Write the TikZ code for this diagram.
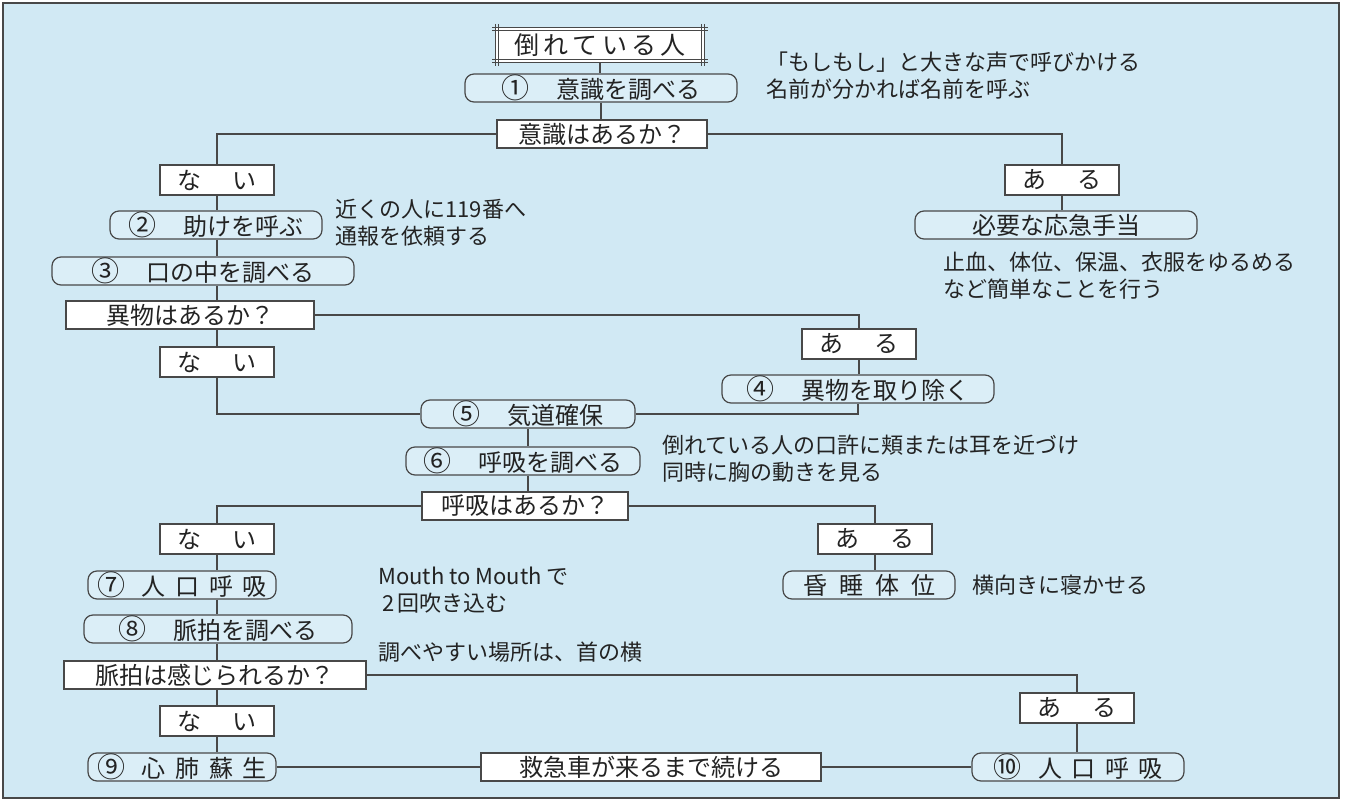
\documentclass[tikz,border=0pt]{standalone}
\usepackage{fontspec}
\setmainfont{Noto Sans CJK JP}
\usepackage{xcolor}
\usetikzlibrary{positioning,calc}
\definecolor{panel}{RGB}{209,233,244}
\definecolor{capsule}{RGB}{219,238,247}
\definecolor{wire}{RGB}{72,72,72}
\definecolor{ink}{RGB}{35,35,35}
\newcommand{\circnum}[1]{{\fontsize{14}{14}\selectfont #1}}

\begin{document}
\begin{tikzpicture}[
    x=0.5pt,y=-0.5pt,
    every node/.style={text=ink},
    wirel/.style={draw=wire,line width=0.55pt},
    qbox/.style={draw=wire,fill=white,line width=0.6pt,minimum height=14pt,
      inner sep=0pt,font=\fontsize{12}{12}\selectfont},
    abox/.style={qbox,minimum width=57pt,minimum height=15pt},
    capbox/.style={draw=wire,fill=capsule,line width=0.6pt,rounded corners=4.5pt,
      minimum height=14pt,inner sep=0pt,font=\fontsize{12}{12}\selectfont},
    headbox/.style={fill=white,minimum width=104pt,minimum height=17pt,
      inner sep=0pt,font=\fontsize{12.5}{12.5}\selectfont},
    memo/.style={anchor=west,inner sep=0pt,align=left,
      font=\fontsize{11}{13.5}\selectfont}
  ]
    \useasboundingbox (0,0) rectangle (1346,802);
    \fill[white] (0,0) rectangle (1346,802);
    \draw[draw=wire,fill=panel,line width=0.6pt] (3,3) rectangle (1339,798);

    % title
    \node[headbox] (victim) at (600,45) {倒\,れ\,て\,い\,る\,人};
    \foreach \g in {0pt,1.6pt}{
      \draw[wirel,line width=0.45pt] ([shift={(-1.8pt,-\g)}]victim.north west) -- ([shift={(1.8pt,-\g)}]victim.north east);
      \draw[wirel,line width=0.45pt] ([shift={(-1.8pt,\g)}]victim.south west) -- ([shift={(1.8pt,\g)}]victim.south east);
      \draw[wirel,line width=0.45pt] ([shift={(\g,1.8pt)}]victim.north west) -- ([shift={(\g,-1.8pt)}]victim.south west);
      \draw[wirel,line width=0.45pt] ([shift={(-\g,1.8pt)}]victim.north east) -- ([shift={(-\g,-1.8pt)}]victim.south east);
    }

    % consciousness
    \node[capbox,minimum width=136pt] (check) at (601,88) {\circnum{①}\hspace{1.1em}意識を調べる};
    \node[qbox,minimum width=105pt] (ask1) at (602,134) {意識はあるか？};
    \node[abox] (no1) at (217,180) {な\hspace{1.3em}い};
    \node[abox] (yes1) at (1062,180) {あ\hspace{1.3em}る};
    \node[capbox,minimum width=141pt] (aid) at (1056,225) {必要な応急手当};
    \node[capbox,minimum width=106pt] (help) at (216,225) {\circnum{②}\hspace{1.1em}助けを呼ぶ};
    \node[capbox,minimum width=151pt] (mouth) at (203,271) {\circnum{③}\hspace{1.1em}口の中を調べる};

    % foreign body
    \node[qbox,minimum width=124pt] (ask2) at (190,315) {異物はあるか？};
    \node[abox] (no2) at (217,362) {な\hspace{1.3em}い};
    \node[abox] (yes2) at (859,344) {あ\hspace{1.3em}る};
    \node[capbox,minimum width=136pt] (remove) at (858,389) {\circnum{④}\hspace{1.1em}異物を取り除く};
    \node[capbox,minimum width=107pt] (airway) at (528,414) {\circnum{⑤}\hspace{1.1em}気道確保};

    % breathing
    \node[capbox,minimum width=117pt] (breath) at (523,461) {\circnum{⑥}\hspace{1.1em}呼吸を調べる};
    \node[qbox,minimum width=103pt] (ask3) at (525,506) {呼吸はあるか？};
    \node[abox] (no3) at (217,539) {な\hspace{1.3em}い};
    \node[abox] (yes3) at (875,539) {あ\hspace{1.3em}る};
    \node[capbox,minimum width=94pt] (rescue1) at (182,585) {\circnum{⑦}\hspace{0.7em}人\hspace{0.4em}口\hspace{0.4em}呼\hspace{0.4em}吸};
    \node[capbox,minimum width=86pt] (coma) at (869,585) {昏\hspace{0.5em}睡\hspace{0.5em}体\hspace{0.5em}位};

    % pulse
    \node[capbox,minimum width=134pt] (pulse) at (218,629) {\circnum{⑧}\hspace{1.1em}脈拍を調べる};
    \node[qbox,minimum width=151pt] (ask4) at (215,675) {脈拍は感じられるか？};
    \node[abox] (no4) at (217,721) {な\hspace{1.3em}い};
    \node[abox] (yes4) at (1077,708) {あ\hspace{1.3em}る};
    \node[capbox,minimum width=94pt] (cpr) at (182,767) {\circnum{⑨}\hspace{0.7em}心\hspace{0.4em}肺\hspace{0.4em}蘇\hspace{0.4em}生};
    \node[qbox,minimum width=170pt] (until) at (651,767) {救急車が来るまで続ける};
    \node[capbox,minimum width=106pt] (rescue2) at (1078,767) {\circnum{⑩}\hspace{0.7em}人\hspace{0.4em}口\hspace{0.4em}呼\hspace{0.4em}吸};

    % notes
    \node[memo] (memo1) at (766,76) {「もしもし」と大きな声で呼びかける\\名前が分かれば名前を呼ぶ};
    \node[memo] (memo2) at (335,223) {近くの人に119番へ\\通報を依頼する};
    \node[memo] (memo3) at (943,276) {止血、体位、保温、衣服をゆるめる\\など簡単なことを行う};
    \node[memo] (memo4) at (662,459) {倒れている人の口許に頬または耳を近づけ\\同時に胸の動きを見る};
    \node[memo] (memo5) at (378,590) {Mouth to Mouth で\\\,2\,回吹き込む};
    \node[memo] (memo6) at (972,585) {横向きに寝かせる};
    \node[memo] (memo7) at (378,652) {調べやすい場所は、首の横};

    % connectors
    \draw[wirel] (victim.south) -- (victim.south |- check.north);
    \draw[wirel] (check.south) -- (check.south |- ask1.north);
    \draw[wirel] (ask1.west) -| (no1.north);
    \draw[wirel] (ask1.east) -| (yes1.north);
    \draw[wirel] (yes1.south) -- (yes1.south |- aid.north);
    \draw[wirel] (no1.south) -- (no1.south |- help.north);
    \draw[wirel] (no1.south |- help.south) -- (no1.south |- mouth.north);
    \draw[wirel] (no1.south |- mouth.south) -- (no1.south |- ask2.north);
    \draw[wirel] (no2.north |- ask2.south) -- (no2.north);
    \draw[wirel] (ask2.east) -| (yes2.north);
    \draw[wirel] (yes2.south) -- (yes2.south |- remove.north);
    \draw[wirel] (no2.south) |- (airway.west);
    \draw[wirel] (airway.east) -| (remove.south);
    \draw[wirel] (airway.south) -- (airway.south |- breath.north);
    \draw[wirel] (airway.south |- breath.south) -- (airway.south |- ask3.north);
    \draw[wirel] (ask3.west) -| (no3.north);
    \draw[wirel] (ask3.east) -| (yes3.north);
    \draw[wirel] (yes3.south) -- (yes3.south |- coma.north);
    \draw[wirel] (no3.south) -- (no3.south |- rescue1.north);
    \draw[wirel] (no3.south |- rescue1.south) -- (no3.south |- pulse.north);
    \draw[wirel] (no3.south |- pulse.south) -- (no3.south |- ask4.north);
    \draw[wirel] (no4.north |- ask4.south) -- (no4.north);
    \draw[wirel] (no4.south) -- (no4.south |- cpr.north);
    \draw[wirel] (ask4.east) -| (yes4.north);
    \draw[wirel] (yes4.south) -- (yes4.south |- rescue2.north);
    \draw[wirel] (cpr) -- (until);
    \draw[wirel] (until) -- (rescue2);
  \end{tikzpicture}
\end{document}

--- --- ---

Stated task:
Omit each picture, then return all of the listing exactly as it stands.

Reply:
Write the TikZ code for this diagram.
\documentclass[tikz,border=0pt]{standalone}
\usepackage{fontspec}
\setmainfont{Noto Sans CJK JP}
\usepackage{xcolor}
\usetikzlibrary{positioning,calc}
\definecolor{panel}{RGB}{209,233,244}
\definecolor{capsule}{RGB}{219,238,247}
\definecolor{wire}{RGB}{72,72,72}
\definecolor{ink}{RGB}{35,35,35}
\newcommand{\circnum}[1]{{\fontsize{14}{14}\selectfont #1}}

\begin{document}
\begin{tikzpicture}[
    x=0.5pt,y=-0.5pt,
    every node/.style={text=ink},
    wirel/.style={draw=wire,line width=0.55pt},
    qbox/.style={draw=wire,fill=white,line width=0.6pt,minimum height=14pt,
      inner sep=0pt,font=\fontsize{12}{12}\selectfont},
    abox/.style={qbox,minimum width=57pt,minimum height=15pt},
    capbox/.style={draw=wire,fill=capsule,line width=0.6pt,rounded corners=4.5pt,
      minimum height=14pt,inner sep=0pt,font=\fontsize{12}{12}\selectfont},
    headbox/.style={fill=white,minimum width=104pt,minimum height=17pt,
      inner sep=0pt,font=\fontsize{12.5}{12.5}\selectfont},
    memo/.style={anchor=west,inner sep=0pt,align=left,
      font=\fontsize{11}{13.5}\selectfont}
  ]
    \useasboundingbox (0,0) rectangle (1346,802);
    \fill[white] (0,0) rectangle (1346,802);
    \draw[draw=wire,fill=panel,line width=0.6pt] (3,3) rectangle (1339,798);

    % title
    \node[headbox] (victim) at (600,45) {倒\,れ\,て\,い\,る\,人};
    \foreach \g in {0pt,1.6pt}{
      \draw[wirel,line width=0.45pt] ([shift={(-1.8pt,-\g)}]victim.north west) -- ([shift={(1.8pt,-\g)}]victim.north east);
      \draw[wirel,line width=0.45pt] ([shift={(-1.8pt,\g)}]victim.south west) -- ([shift={(1.8pt,\g)}]victim.south east);
      \draw[wirel,line width=0.45pt] ([shift={(\g,1.8pt)}]victim.north west) -- ([shift={(\g,-1.8pt)}]victim.south west);
      \draw[wirel,line width=0.45pt] ([shift={(-\g,1.8pt)}]victim.north east) -- ([shift={(-\g,-1.8pt)}]victim.south east);
    }

    % consciousness
    \node[capbox,minimum width=136pt] (check) at (601,88) {\circnum{①}\hspace{1.1em}意識を調べる};
    \node[qbox,minimum width=105pt] (ask1) at (602,134) {意識はあるか？};
    \node[abox] (no1) at (217,180) {な\hspace{1.3em}い};
    \node[abox] (yes1) at (1062,180) {あ\hspace{1.3em}る};
    \node[capbox,minimum width=141pt] (aid) at (1056,225) {必要な応急手当};
    \node[capbox,minimum width=106pt] (help) at (216,225) {\circnum{②}\hspace{1.1em}助けを呼ぶ};
    \node[capbox,minimum width=151pt] (mouth) at (203,271) {\circnum{③}\hspace{1.1em}口の中を調べる};

    % foreign body
    \node[qbox,minimum width=124pt] (ask2) at (190,315) {異物はあるか？};
    \node[abox] (no2) at (217,362) {な\hspace{1.3em}い};
    \node[abox] (yes2) at (859,344) {あ\hspace{1.3em}る};
    \node[capbox,minimum width=136pt] (remove) at (858,389) {\circnum{④}\hspace{1.1em}異物を取り除く};
    \node[capbox,minimum width=107pt] (airway) at (528,414) {\circnum{⑤}\hspace{1.1em}気道確保};

    % breathing
    \node[capbox,minimum width=117pt] (breath) at (523,461) {\circnum{⑥}\hspace{1.1em}呼吸を調べる};
    \node[qbox,minimum width=103pt] (ask3) at (525,506) {呼吸はあるか？};
    \node[abox] (no3) at (217,539) {な\hspace{1.3em}い};
    \node[abox] (yes3) at (875,539) {あ\hspace{1.3em}る};
    \node[capbox,minimum width=94pt] (rescue1) at (182,585) {\circnum{⑦}\hspace{0.7em}人\hspace{0.4em}口\hspace{0.4em}呼\hspace{0.4em}吸};
    \node[capbox,minimum width=86pt] (coma) at (869,585) {昏\hspace{0.5em}睡\hspace{0.5em}体\hspace{0.5em}位};

    % pulse
    \node[capbox,minimum width=134pt] (pulse) at (218,629) {\circnum{⑧}\hspace{1.1em}脈拍を調べる};
    \node[qbox,minimum width=151pt] (ask4) at (215,675) {脈拍は感じられるか？};
    \node[abox] (no4) at (217,721) {な\hspace{1.3em}い};
    \node[abox] (yes4) at (1077,708) {あ\hspace{1.3em}る};
    \node[capbox,minimum width=94pt] (cpr) at (182,767) {\circnum{⑨}\hspace{0.7em}心\hspace{0.4em}肺\hspace{0.4em}蘇\hspace{0.4em}生};
    \node[qbox,minimum width=170pt] (until) at (651,767) {救急車が来るまで続ける};
    \node[capbox,minimum width=106pt] (rescue2) at (1078,767) {\circnum{⑩}\hspace{0.7em}人\hspace{0.4em}口\hspace{0.4em}呼\hspace{0.4em}吸};

    % notes
    \node[memo] (memo1) at (766,76) {「もしもし」と大きな声で呼びかける\\名前が分かれば名前を呼ぶ};
    \node[memo] (memo2) at (335,223) {近くの人に119番へ\\通報を依頼する};
    \node[memo] (memo3) at (943,276) {止血、体位、保温、衣服をゆるめる\\など簡単なことを行う};
    \node[memo] (memo4) at (662,459) {倒れている人の口許に頬または耳を近づけ\\同時に胸の動きを見る};
    \node[memo] (memo5) at (378,590) {Mouth to Mouth で\\\,2\,回吹き込む};
    \node[memo] (memo6) at (972,585) {横向きに寝かせる};
    \node[memo] (memo7) at (378,652) {調べやすい場所は、首の横};

    % connectors
    \draw[wirel] (victim.south) -- (victim.south |- check.north);
    \draw[wirel] (check.south) -- (check.south |- ask1.north);
    \draw[wirel] (ask1.west) -| (no1.north);
    \draw[wirel] (ask1.east) -| (yes1.north);
    \draw[wirel] (yes1.south) -- (yes1.south |- aid.north);
    \draw[wirel] (no1.south) -- (no1.south |- help.north);
    \draw[wirel] (no1.south |- help.south) -- (no1.south |- mouth.north);
    \draw[wirel] (no1.south |- mouth.south) -- (no1.south |- ask2.north);
    \draw[wirel] (no2.north |- ask2.south) -- (no2.north);
    \draw[wirel] (ask2.east) -| (yes2.north);
    \draw[wirel] (yes2.south) -- (yes2.south |- remove.north);
    \draw[wirel] (no2.south) |- (airway.west);
    \draw[wirel] (airway.east) -| (remove.south);
    \draw[wirel] (airway.south) -- (airway.south |- breath.north);
    \draw[wirel] (airway.south |- breath.south) -- (airway.south |- ask3.north);
    \draw[wirel] (ask3.west) -| (no3.north);
    \draw[wirel] (ask3.east) -| (yes3.north);
    \draw[wirel] (yes3.south) -- (yes3.south |- coma.north);
    \draw[wirel] (no3.south) -- (no3.south |- rescue1.north);
    \draw[wirel] (no3.south |- rescue1.south) -- (no3.south |- pulse.north);
    \draw[wirel] (no3.south |- pulse.south) -- (no3.south |- ask4.north);
    \draw[wirel] (no4.north |- ask4.south) -- (no4.north);
    \draw[wirel] (no4.south) -- (no4.south |- cpr.north);
    \draw[wirel] (ask4.east) -| (yes4.north);
    \draw[wirel] (yes4.south) -- (yes4.south |- rescue2.north);
    \draw[wirel] (cpr) -- (until);
    \draw[wirel] (until) -- (rescue2);
  \end{tikzpicture}
\end{document}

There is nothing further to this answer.